Every record must be transcribed in its entirety, apart from the images, which are to be omitted.

DATA SECTION ::
<<<<

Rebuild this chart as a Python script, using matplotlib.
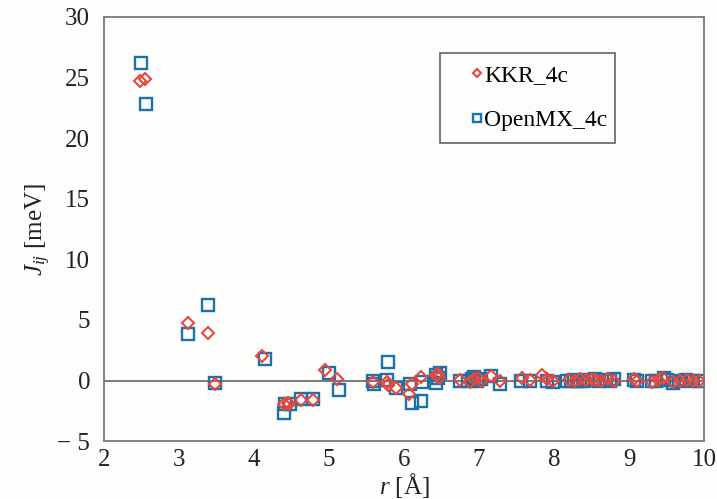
import matplotlib
matplotlib.use("Agg")
import matplotlib.pyplot as plt
from matplotlib.patches import Rectangle

plt.rcParams['font.family'] = ['Liberation Serif', 'DejaVu Serif']
plt.rcParams['mathtext.fontset'] = 'custom'
plt.rcParams['mathtext.rm'] = 'Liberation Serif'
plt.rcParams['mathtext.it'] = 'Liberation Serif:italic'

# exchange coupling vs. distance, KKR (4c)
r_kkr = [2.48, 2.55, 3.12, 3.39, 3.48, 4.11, 4.40, 4.45, 4.47, 4.62, 4.79,
         4.95, 5.10, 5.58, 5.77, 5.78, 5.89, 6.06, 6.10, 6.23, 6.42, 6.45,
         6.47, 6.75, 6.88, 6.93, 6.98, 7.02, 7.16, 7.28, 7.57, 7.68, 7.84,
         7.91, 7.98, 8.20, 8.28, 8.35, 8.42, 8.50, 8.56, 8.62, 8.72, 8.80,
         9.06, 9.10, 9.30, 9.38, 9.45, 9.58, 9.68, 9.77, 9.85, 9.93]
j_kkr = [24.7, 24.9, 4.75, 3.92, -0.30, 2.05, -1.90, -1.85, -1.95, -1.60, -1.60,
         0.87, 0.12, -0.10, -0.10, -0.35, -0.65, -1.09, -0.30, 0.25, 0.45, 0.55,
         0.20, 0.05, -0.10, 0.15, 0.20, -0.05, 0.40, -0.05, 0.20, 0.05, 0.42,
         0.10, -0.05, 0.05, -0.02, 0.10, 0.05, 0.15, 0.05, 0.00, 0.10, -0.05,
         0.10, 0.00, -0.10, 0.05, 0.20, -0.10, 0.00, 0.05, -0.05, 0.00]

# exchange coupling vs. distance, OpenMX (4c)
r_omx = [2.50, 2.56, 3.12, 3.39, 3.48, 4.15, 4.40, 4.41, 4.48, 4.62, 4.79,
         5.00, 5.13, 5.58, 5.60, 5.77, 5.78, 5.89, 6.08, 6.11, 6.23, 6.24,
         6.42, 6.43, 6.45, 6.48, 6.75, 6.85, 6.90, 6.93, 6.97, 7.02, 7.16,
         7.28, 7.56, 7.68, 7.90, 7.98, 8.17, 8.22, 8.27, 8.30, 8.35, 8.40,
         8.45, 8.55, 8.60, 8.69, 8.75, 8.80, 9.06, 9.10, 9.30, 9.36, 9.46,
         9.50, 9.59, 9.67, 9.76, 9.85, 9.93]
j_omx = [26.2, 22.8, 3.80, 6.23, -0.20, 1.80, -2.65, -1.90, -1.90, -1.55, -1.55,
         0.65, -0.82, 0.00, -0.30, 0.05, 1.50, -0.65, -0.30, -1.85, -1.65, -0.10,
         0.45, -0.20, 0.20, 0.60, 0.00, 0.00, 0.10, 0.25, -0.05, 0.10, 0.35,
         -0.30, -0.05, 0.00, 0.00, -0.10, 0.00, 0.00, 0.05, -0.05, 0.00, 0.00,
         0.05, 0.10, 0.00, 0.05, 0.00, 0.10, 0.05, 0.00, 0.00, 0.00, 0.20,
         0.05, -0.20, 0.00, 0.05, 0.00, 0.00]

x_ticks = [2, 3, 4, 5, 6, 7, 8, 9, 10]
y_ticks = [-5, 0, 5, 10, 15, 20, 25, 30]
y_ticklabels = ['\u2212 5', '0', '5', '10', '15', '20', '25', '30']

red = '#e8473d'
blue = '#1a72a8'
grey = '#7a7a7a'
txt = '#222222'

fig = plt.figure(figsize=(7.17, 4.99), dpi=100, facecolor='#fdfdfc')
ax = fig.add_axes([0.145, 0.116, 0.837, 0.850], facecolor='#fdfdfc')

ax.axhline(0, color=grey, lw=1.4, zorder=1)

ax.plot(r_kkr, j_kkr, ls='none', marker='D', ms=5.8, mfc='none', mec=red,
        mew=1.5, label='KKR_4c', zorder=3)
ax.plot(r_omx, j_omx, ls='none', marker='s', ms=8, mfc='none', mec=blue,
        mew=1.7, label='OpenMX_4c', zorder=2)

ax.set_xlim(2, 10)
ax.set_ylim(-5, 30)
ax.set_xticks(x_ticks)
ax.set_yticks(y_ticks)
ax.set_yticklabels(y_ticklabels)
ax.tick_params(axis='both', length=0, labelsize=18, colors=txt)
ax.tick_params(axis='x', pad=6)
ax.tick_params(axis='y', pad=10)

for s in ax.spines.values():
    s.set_color(grey)
    s.set_linewidth(1.3)

ax.set_xlabel('$r$ [\u00c5]', fontsize=18, color=txt, labelpad=0)
ax.set_ylabel('$J_{ij}$ [meV]', fontsize=18, color=txt)
ax.yaxis.set_label_coords(-0.085, 0.5)

# legend box drawn separately so the entries can sit off-centre in it
ax.add_patch(Rectangle((0.56, 0.703), 0.292, 0.212, transform=ax.transAxes,
                       fill=True, facecolor='#fdfdfc', edgecolor='#555555',
                       lw=1.1, zorder=4))
leg = ax.legend(loc='center left', bbox_to_anchor=(0.612, 0.809), borderaxespad=0,
                fontsize=17, frameon=False, handlelength=0.5, handletextpad=0.05,
                borderpad=0, labelspacing=1.0, markerscale=0.75)
leg.set_zorder(5)

fig.savefig('out.png', dpi=100, facecolor=fig.get_facecolor())
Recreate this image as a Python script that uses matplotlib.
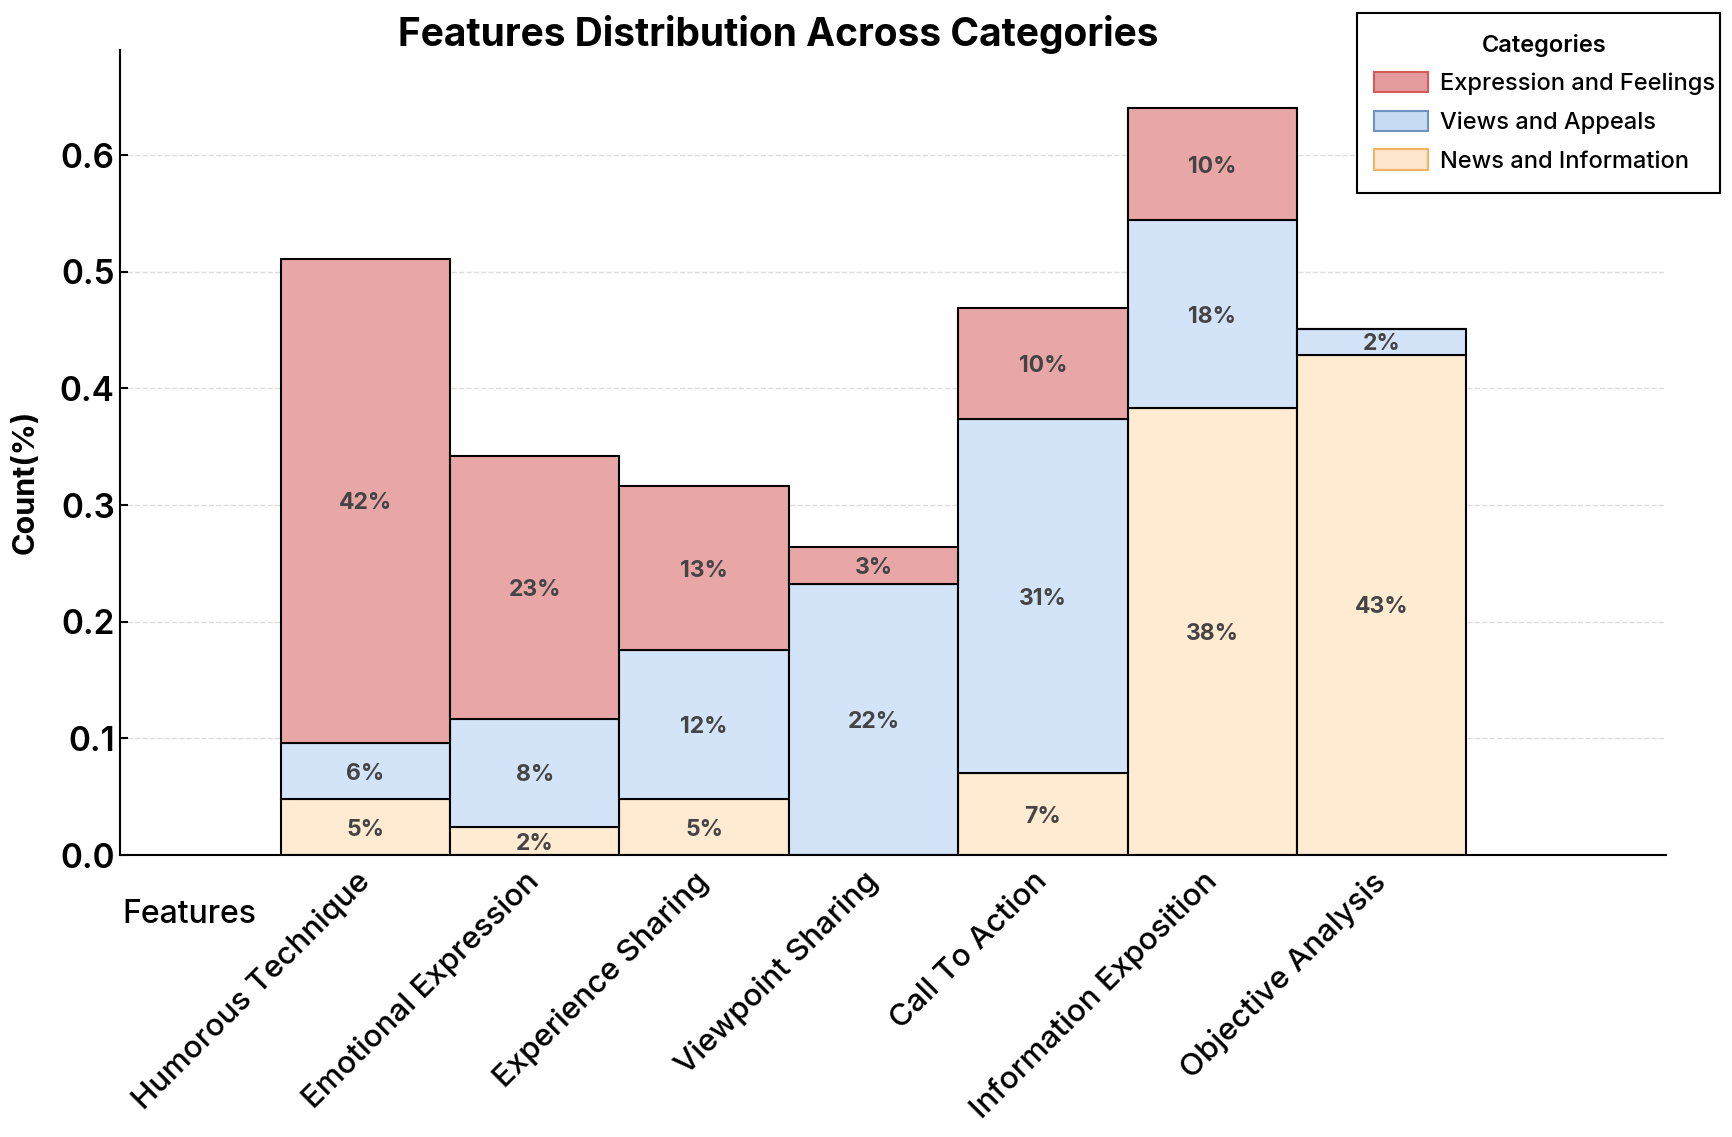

>>>>

EXERCISE RESPONSE ::
Rebuild this chart as a Python script, using matplotlib.
import matplotlib
matplotlib.use("Agg")
import matplotlib.pyplot as plt
from matplotlib.patches import Rectangle

plt.rcParams['font.family'] = ['Liberation Serif', 'DejaVu Serif']
plt.rcParams['mathtext.fontset'] = 'custom'
plt.rcParams['mathtext.rm'] = 'Liberation Serif'
plt.rcParams['mathtext.it'] = 'Liberation Serif:italic'

# exchange coupling vs. distance, KKR (4c)
r_kkr = [2.48, 2.55, 3.12, 3.39, 3.48, 4.11, 4.40, 4.45, 4.47, 4.62, 4.79,
         4.95, 5.10, 5.58, 5.77, 5.78, 5.89, 6.06, 6.10, 6.23, 6.42, 6.45,
         6.47, 6.75, 6.88, 6.93, 6.98, 7.02, 7.16, 7.28, 7.57, 7.68, 7.84,
         7.91, 7.98, 8.20, 8.28, 8.35, 8.42, 8.50, 8.56, 8.62, 8.72, 8.80,
         9.06, 9.10, 9.30, 9.38, 9.45, 9.58, 9.68, 9.77, 9.85, 9.93]
j_kkr = [24.7, 24.9, 4.75, 3.92, -0.30, 2.05, -1.90, -1.85, -1.95, -1.60, -1.60,
         0.87, 0.12, -0.10, -0.10, -0.35, -0.65, -1.09, -0.30, 0.25, 0.45, 0.55,
         0.20, 0.05, -0.10, 0.15, 0.20, -0.05, 0.40, -0.05, 0.20, 0.05, 0.42,
         0.10, -0.05, 0.05, -0.02, 0.10, 0.05, 0.15, 0.05, 0.00, 0.10, -0.05,
         0.10, 0.00, -0.10, 0.05, 0.20, -0.10, 0.00, 0.05, -0.05, 0.00]

# exchange coupling vs. distance, OpenMX (4c)
r_omx = [2.50, 2.56, 3.12, 3.39, 3.48, 4.15, 4.40, 4.41, 4.48, 4.62, 4.79,
         5.00, 5.13, 5.58, 5.60, 5.77, 5.78, 5.89, 6.08, 6.11, 6.23, 6.24,
         6.42, 6.43, 6.45, 6.48, 6.75, 6.85, 6.90, 6.93, 6.97, 7.02, 7.16,
         7.28, 7.56, 7.68, 7.90, 7.98, 8.17, 8.22, 8.27, 8.30, 8.35, 8.40,
         8.45, 8.55, 8.60, 8.69, 8.75, 8.80, 9.06, 9.10, 9.30, 9.36, 9.46,
         9.50, 9.59, 9.67, 9.76, 9.85, 9.93]
j_omx = [26.2, 22.8, 3.80, 6.23, -0.20, 1.80, -2.65, -1.90, -1.90, -1.55, -1.55,
         0.65, -0.82, 0.00, -0.30, 0.05, 1.50, -0.65, -0.30, -1.85, -1.65, -0.10,
         0.45, -0.20, 0.20, 0.60, 0.00, 0.00, 0.10, 0.25, -0.05, 0.10, 0.35,
         -0.30, -0.05, 0.00, 0.00, -0.10, 0.00, 0.00, 0.05, -0.05, 0.00, 0.00,
         0.05, 0.10, 0.00, 0.05, 0.00, 0.10, 0.05, 0.00, 0.00, 0.00, 0.20,
         0.05, -0.20, 0.00, 0.05, 0.00, 0.00]

x_ticks = [2, 3, 4, 5, 6, 7, 8, 9, 10]
y_ticks = [-5, 0, 5, 10, 15, 20, 25, 30]
y_ticklabels = ['\u2212 5', '0', '5', '10', '15', '20', '25', '30']

red = '#e8473d'
blue = '#1a72a8'
grey = '#7a7a7a'
txt = '#222222'

fig = plt.figure(figsize=(7.17, 4.99), dpi=100, facecolor='#fdfdfc')
ax = fig.add_axes([0.145, 0.116, 0.837, 0.850], facecolor='#fdfdfc')

ax.axhline(0, color=grey, lw=1.4, zorder=1)

ax.plot(r_kkr, j_kkr, ls='none', marker='D', ms=5.8, mfc='none', mec=red,
        mew=1.5, label='KKR_4c', zorder=3)
ax.plot(r_omx, j_omx, ls='none', marker='s', ms=8, mfc='none', mec=blue,
        mew=1.7, label='OpenMX_4c', zorder=2)

ax.set_xlim(2, 10)
ax.set_ylim(-5, 30)
ax.set_xticks(x_ticks)
ax.set_yticks(y_ticks)
ax.set_yticklabels(y_ticklabels)
ax.tick_params(axis='both', length=0, labelsize=18, colors=txt)
ax.tick_params(axis='x', pad=6)
ax.tick_params(axis='y', pad=10)

for s in ax.spines.values():
    s.set_color(grey)
    s.set_linewidth(1.3)

ax.set_xlabel('$r$ [\u00c5]', fontsize=18, color=txt, labelpad=0)
ax.set_ylabel('$J_{ij}$ [meV]', fontsize=18, color=txt)
ax.yaxis.set_label_coords(-0.085, 0.5)

# legend box drawn separately so the entries can sit off-centre in it
ax.add_patch(Rectangle((0.56, 0.703), 0.292, 0.212, transform=ax.transAxes,
                       fill=True, facecolor='#fdfdfc', edgecolor='#555555',
                       lw=1.1, zorder=4))
leg = ax.legend(loc='center left', bbox_to_anchor=(0.612, 0.809), borderaxespad=0,
                fontsize=17, frameon=False, handlelength=0.5, handletextpad=0.05,
                borderpad=0, labelspacing=1.0, markerscale=0.75)
leg.set_zorder(5)

fig.savefig('out.png', dpi=100, facecolor=fig.get_facecolor())
Recreate this image as a Python script that uses matplotlib.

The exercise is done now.